Short exercise.
Output the data word for word, dropping every image.

Data.
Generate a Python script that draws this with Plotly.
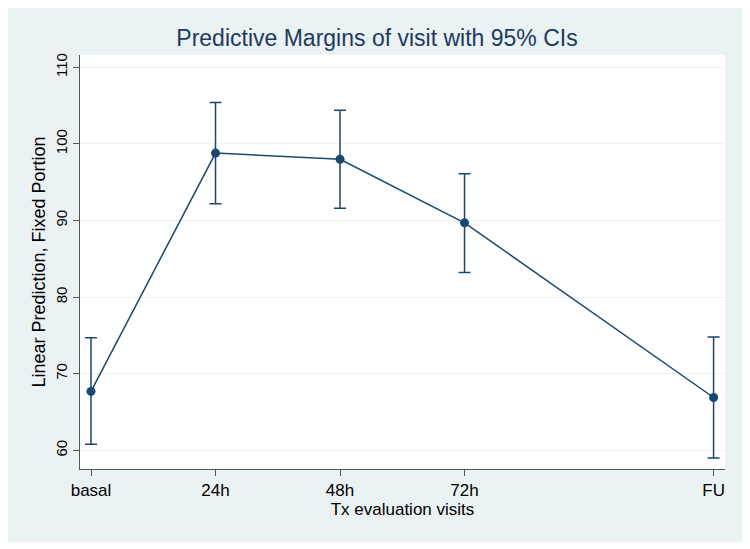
import plotly.graph_objects as go

# Data
visit_labels = ["basal", "24h", "48h", "72h", "FU"]
visit_pos = [0, 24, 48, 72, 120]
margin = [67.7, 98.8, 98.0, 89.7, 66.9]
ci_low = [60.8, 92.2, 91.6, 83.2, 59.0]
ci_high = [74.7, 105.4, 104.4, 96.1, 74.8]
y_ticks = [60, 70, 80, 90, 100, 110]

navy = "#1A476F"
sans = "Liberation Sans, Arial"

fig = go.Figure()
fig.add_trace(go.Scatter(
    x=visit_pos, y=margin,
    mode="lines+markers",
    line=dict(color=navy, width=1.5),
    marker=dict(color=navy, size=9),
    error_y=dict(
        type="data", symmetric=False,
        array=[h - m for h, m in zip(ci_high, margin)],
        arrayminus=[m - l for l, m in zip(ci_low, margin)],
        color=navy, thickness=1.5, width=6,
    ),
    showlegend=False,
))

# page body has an 8px margin; the figure sits inside it
W, H = 737, 534
L, R, T, B = 72, 20, 47, 73

fig.update_layout(
    width=W, height=H,
    margin=dict(l=L, r=R, t=T, b=B),
    paper_bgcolor="#EAF2F3",
    plot_bgcolor="white",
    title=dict(
        text="Predictive Margins of visit with 95% CIs",
        x=369 / W, xanchor="center",
        y=1 - 30 / H, yanchor="middle",
        font=dict(family=sans, size=23, color="#1E3A5F"),
    ),
    xaxis=dict(
        automargin=False,
        range=[-2.12, 122.2],
        tickmode="array", tickvals=visit_pos, ticktext=visit_labels,
        ticks="outside", ticklen=6, tickcolor="#555555",
        showgrid=False, zeroline=False,
        showline=True, linecolor="#555555", linewidth=1,
        tickfont=dict(family=sans, size=17, color="black"),
        title=dict(text="Tx evaluation visits", standoff=0,
                   font=dict(family=sans, size=17, color="black")),
    ),
    yaxis=dict(
        automargin=False,
        range=[57.57, 111.6],
        tickmode="array", tickvals=y_ticks,
        tickangle=-90,
        ticks="outside", ticklen=6, tickcolor="#555555",
        showgrid=True, gridcolor="#EAF2F3", gridwidth=1,
        zeroline=False,
        showline=True, linecolor="#555555", linewidth=1,
        tickfont=dict(family=sans, size=15, color="black"),
        title=dict(text="Linear Prediction, Fixed Portion", standoff=2,
                   font=dict(family=sans, size=18, color="black")),
    ),
)

fig.write_html("out.html")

Complete response.
Generate a Python script that draws this with Plotly.
import plotly.graph_objects as go

# Data
visit_labels = ["basal", "24h", "48h", "72h", "FU"]
visit_pos = [0, 24, 48, 72, 120]
margin = [67.7, 98.8, 98.0, 89.7, 66.9]
ci_low = [60.8, 92.2, 91.6, 83.2, 59.0]
ci_high = [74.7, 105.4, 104.4, 96.1, 74.8]
y_ticks = [60, 70, 80, 90, 100, 110]

navy = "#1A476F"
sans = "Liberation Sans, Arial"

fig = go.Figure()
fig.add_trace(go.Scatter(
    x=visit_pos, y=margin,
    mode="lines+markers",
    line=dict(color=navy, width=1.5),
    marker=dict(color=navy, size=9),
    error_y=dict(
        type="data", symmetric=False,
        array=[h - m for h, m in zip(ci_high, margin)],
        arrayminus=[m - l for l, m in zip(ci_low, margin)],
        color=navy, thickness=1.5, width=6,
    ),
    showlegend=False,
))

# page body has an 8px margin; the figure sits inside it
W, H = 737, 534
L, R, T, B = 72, 20, 47, 73

fig.update_layout(
    width=W, height=H,
    margin=dict(l=L, r=R, t=T, b=B),
    paper_bgcolor="#EAF2F3",
    plot_bgcolor="white",
    title=dict(
        text="Predictive Margins of visit with 95% CIs",
        x=369 / W, xanchor="center",
        y=1 - 30 / H, yanchor="middle",
        font=dict(family=sans, size=23, color="#1E3A5F"),
    ),
    xaxis=dict(
        automargin=False,
        range=[-2.12, 122.2],
        tickmode="array", tickvals=visit_pos, ticktext=visit_labels,
        ticks="outside", ticklen=6, tickcolor="#555555",
        showgrid=False, zeroline=False,
        showline=True, linecolor="#555555", linewidth=1,
        tickfont=dict(family=sans, size=17, color="black"),
        title=dict(text="Tx evaluation visits", standoff=0,
                   font=dict(family=sans, size=17, color="black")),
    ),
    yaxis=dict(
        automargin=False,
        range=[57.57, 111.6],
        tickmode="array", tickvals=y_ticks,
        tickangle=-90,
        ticks="outside", ticklen=6, tickcolor="#555555",
        showgrid=True, gridcolor="#EAF2F3", gridwidth=1,
        zeroline=False,
        showline=True, linecolor="#555555", linewidth=1,
        tickfont=dict(family=sans, size=15, color="black"),
        title=dict(text="Linear Prediction, Fixed Portion", standoff=2,
                   font=dict(family=sans, size=18, color="black")),
    ),
)

fig.write_html("out.html")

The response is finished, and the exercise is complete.